Brittany travel guide

Everything you should know before planning a holiday in Brittany, at a glance.

When go, the best sights and attractions, food and drinks not to miss.
And the best boutique hotels in Brittany bookable online, just a click away.  

Settled by migrants from Britain in the post-Roman period, Brittany has a unique culture with its own distinct language and history. 

Brittany's rugged, rocky coastline contains countless small, tranquil inlets as well as larger bays and estuaries. There's more to Brittany than its spectacular coastline and sandy beached, however: towns with tall medieval walls are reminders of an age when Brittany had to defend itself against France, while inland valleys offer peaceful walks through woods that once covered the whole landscape. 

Everything you should know about Brittany, at a glance. 

When to travel to Brittany

Locals say that in Brittany is the only place where the sun rises five times a day, and truth is when it does the colors are simply mind blowing. Never the less Brittany's climate is on the cool side. Crowds tend to stay away during these months, only really returning during the summer.
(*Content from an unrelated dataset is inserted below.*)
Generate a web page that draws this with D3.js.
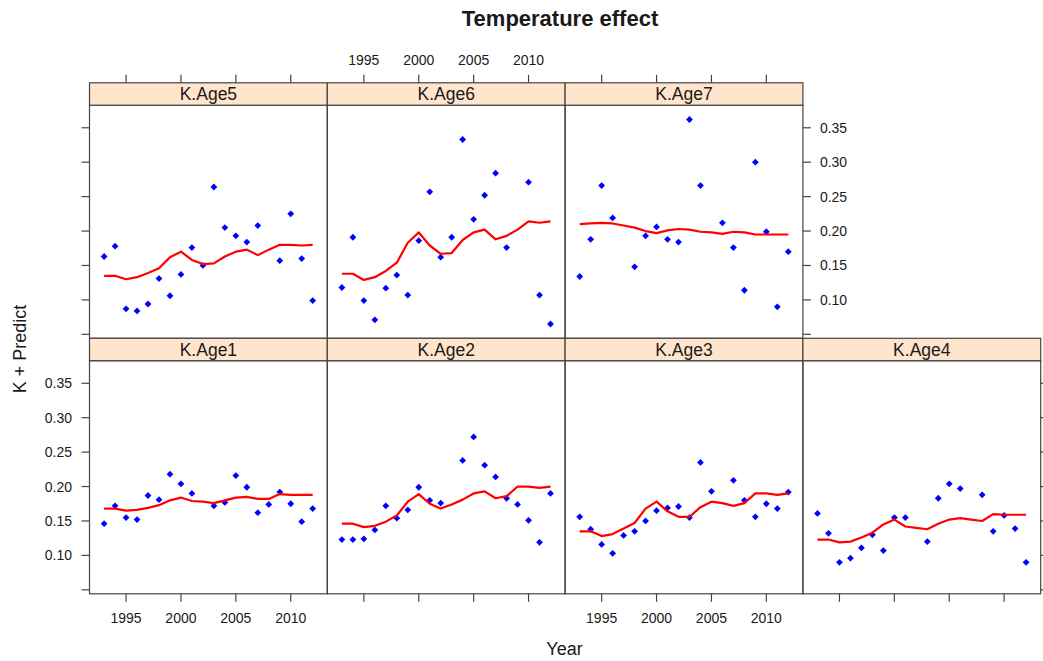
<!DOCTYPE html>
<html><head><meta charset="utf-8">
<script src="https://cdn.jsdelivr.net/npm/d3@7"></script>
<style>body{margin:0;background:#fff}text{font-family:"Liberation Sans",Arial,sans-serif;fill:#1a1a1a}</style>
</head><body><svg id="c" width="1043" height="661"></svg>
<script>
const years = [1993,1994,1995,1996,1997,1998,1999,2000,2001,2002,2003,2004,2005,2006,2007,2008,2009,2010,2011,2012];
const panelNames = ["K.Age5","K.Age6","K.Age7","K.Age1","K.Age2","K.Age3","K.Age4"];

const obsAge1 = [0.146,0.172,0.155,0.152,0.187,0.181,0.218,0.204,0.190,null,0.172,0.177,0.216,0.199,0.162,0.174,0.192,0.175,0.149,0.168];
const predAge1 = [0.168,0.168,0.165,0.166,0.169,0.173,0.180,0.184,0.179,0.178,0.176,0.180,0.184,0.185,0.182,0.182,0.189,0.188,0.188,0.188];
const obsAge2 = [0.123,0.123,0.124,0.137,0.172,0.154,0.166,0.199,0.180,0.176,null,0.238,0.272,0.231,0.214,0.183,0.174,0.151,0.119,0.190];
const predAge2 = [0.146,0.146,0.141,0.143,0.149,0.158,0.178,0.189,0.175,0.168,0.174,0.181,0.190,0.193,0.183,0.186,0.200,0.200,0.198,0.200];
const obsAge3 = [0.156,0.138,0.116,0.103,0.129,0.135,0.150,0.165,0.169,0.171,0.155,0.235,0.193,null,0.209,0.180,0.156,0.175,0.168,0.192];
const predAge3 = [0.135,0.135,0.128,0.131,0.139,0.147,0.168,0.178,0.164,0.156,0.156,0.170,0.178,0.176,0.172,0.176,0.190,0.190,0.188,0.190];
const obsAge4 = [0.161,0.132,0.090,0.096,0.111,0.130,0.107,0.155,0.155,null,0.120,0.183,0.204,0.197,null,0.188,0.135,0.158,0.139,0.090];
const predAge4 = [0.123,0.123,0.119,0.120,0.126,0.133,0.145,0.152,0.142,0.140,0.138,0.146,0.152,0.154,0.152,0.150,0.160,0.159,0.159,0.159];
const obsAge5 = [0.163,0.178,0.087,0.084,0.094,0.131,0.106,0.137,0.176,0.150,0.264,0.205,0.193,0.184,0.208,null,0.157,0.225,0.160,0.099];
const predAge5 = [0.135,0.135,0.130,0.133,0.139,0.146,0.162,0.170,0.158,0.152,0.153,0.163,0.170,0.173,0.165,0.173,0.180,0.180,0.179,0.180];
const obsAge6 = [0.118,0.191,0.099,0.071,0.117,0.136,0.107,0.186,0.257,0.162,0.191,0.333,0.217,0.252,0.284,0.176,null,0.271,0.107,0.065];
const predAge6 = [0.138,0.138,0.129,0.133,0.142,0.154,0.183,0.198,0.179,0.167,0.168,0.187,0.198,0.202,0.188,0.193,0.202,0.214,0.212,0.214];
const obsAge7 = [0.134,0.188,0.266,0.219,null,0.148,0.193,0.206,0.188,0.184,0.362,0.266,null,0.212,0.176,0.114,0.300,0.199,0.090,0.170];
const predAge7 = [0.210,0.211,0.212,0.211,0.208,0.205,0.200,0.197,0.201,0.203,0.202,0.199,0.198,0.196,0.199,0.198,0.195,0.195,0.195,0.195];

const xTicks = [1995,2000,2005,2010];
const yTicks = [0.05,0.10,0.15,0.20,0.25,0.30,0.35];
const yTickLabels = ["","0.10","0.15","0.20","0.25","0.30","0.35"];

const obsList = [obsAge5,obsAge6,obsAge7,obsAge1,obsAge2,obsAge3,obsAge4];
const predList = [predAge5,predAge6,predAge7,predAge1,predAge2,predAge3,predAge4];

const svg = d3.select("#c");
const left = 89.5, colW = 237.8, top0 = 82.8, rowH = 255.5, stripH = 22.4;
const plotH = rowH - stripH;
const border = "#444";

// lattice-style padded domains
const allVals = obsList.flat().concat(predList.flat()).filter(v => v != null);
const [ymin, ymax] = d3.extent(allVals);
const yPad = 0.07 * (ymax - ymin);
const [xmin, xmax] = d3.extent(years);
const xPad = 0.07 * (xmax - xmin);

const x = d3.scaleLinear().domain([xmin - xPad, xmax + xPad]).range([0, colW]);
const y = d3.scaleLinear().domain([ymin - yPad, ymax + yPad]).range([plotH, 0]);

// title and axis titles
svg.append("text").attr("x", 560).attr("y", 26).attr("text-anchor","middle")
  .style("font-size","22px").style("font-weight","bold").text("Temperature effect");
svg.append("text").attr("x", 564.5).attr("y", 655).attr("text-anchor","middle")
  .style("font-size","18px").text("Year");
svg.append("text").attr("transform","translate(26,349) rotate(-90)").attr("text-anchor","middle")
  .style("font-size","18px").text("K + Predict");

const diamond = "M0,-3.4L3.4,0L0,3.4L-3.4,0Z";
const line = d3.line().x((d,i)=>x(years[i])).y(d=>y(d));

panelNames.forEach((name, i) => {
  const row = i < 3 ? 0 : 1;
  const col = i < 3 ? i : i - 3;
  const px = left + col * colW;
  const sy = top0 + row * rowH;
  const py = sy + stripH;
  const g = svg.append("g").attr("transform", `translate(${px},${py})`);

  // strip
  svg.append("rect").attr("x", px).attr("y", sy).attr("width", colW).attr("height", stripH)
    .attr("fill","#ffe5cc").attr("stroke", border).attr("stroke-width",1.2);
  svg.append("text").attr("x", px + colW/2).attr("y", sy + stripH/2 + 6.2).attr("text-anchor","middle")
    .style("font-size","17.5px").text(name);

  // points
  g.selectAll("path.pt").data(obsList[i].map((v,k)=>({v, yr: years[k]})).filter(d=>d.v!=null))
    .enter().append("path").attr("class","pt").attr("d", diamond)
    .attr("transform", d=>`translate(${x(d.yr)},${y(d.v)})`).attr("fill","#0000ff");

  // fitted line
  g.append("path").attr("d", line(predList[i])).attr("fill","none")
    .attr("stroke","#ff0000").attr("stroke-width",2.2).attr("stroke-linejoin","round");

  // panel border
  g.append("rect").attr("width", colW).attr("height", plotH).attr("fill","none")
    .attr("stroke", border).attr("stroke-width",1.2);

  // tick helper
  const tick = (x1,y1,x2,y2) => svg.append("line").attr("x1",x1).attr("y1",y1).attr("x2",x2).attr("y2",y2)
    .attr("stroke", border).attr("stroke-width",1.2);

  // top axis (top row only)
  if (row === 0) {
    xTicks.forEach(t => {
      tick(px + x(t), sy, px + x(t), sy - 8);
      if (col === 1) svg.append("text").attr("x", px + x(t)).attr("y", 65).attr("text-anchor","middle")
        .style("font-size","14px").text(t);
    });
  }
  // bottom axis (bottom row)
  if (row === 1) {
    xTicks.forEach(t => {
      tick(px + x(t), py + plotH, px + x(t), py + plotH + 8);
      if (col === 0 || col === 2) svg.append("text").attr("x", px + x(t)).attr("y", py + plotH + 29.5)
        .attr("text-anchor","middle").style("font-size","14px").text(t);
    });
  }
  // left axis (first column)
  if (col === 0) {
    yTicks.forEach((t,k) => {
      tick(px, py + y(t), px - 8, py + y(t));
      if (row === 1) svg.append("text").attr("x", px - 17.5).attr("y", py + y(t) + 5).attr("text-anchor","end")
        .style("font-size","14px").text(yTickLabels[k]);
    });
  }
  // right axis (last panel of each row)
  if ((row === 0 && col === 2) || (row === 1 && col === 3)) {
    yTicks.forEach((t,k) => {
      tick(px + colW, py + y(t), px + colW + 8, py + y(t));
      if (row === 0) svg.append("text").attr("x", px + colW + 17).attr("y", py + y(t) + 5).attr("text-anchor","start")
        .style("font-size","14px").text(yTickLabels[k]);
    });
  }
});
</script></body></html>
This means that choosing the time of your holiday in Brittany is a balancing act. During July and August, the weather will be warmest, but crowds will similarly be heaviest. The early part of the tourist season – which runs from March to October – is a good time to visit, although visitors who want to swim in the sea will need a wetsuit. Outside of the tourist season, the weather could be defined as… invigorating – to say the least. 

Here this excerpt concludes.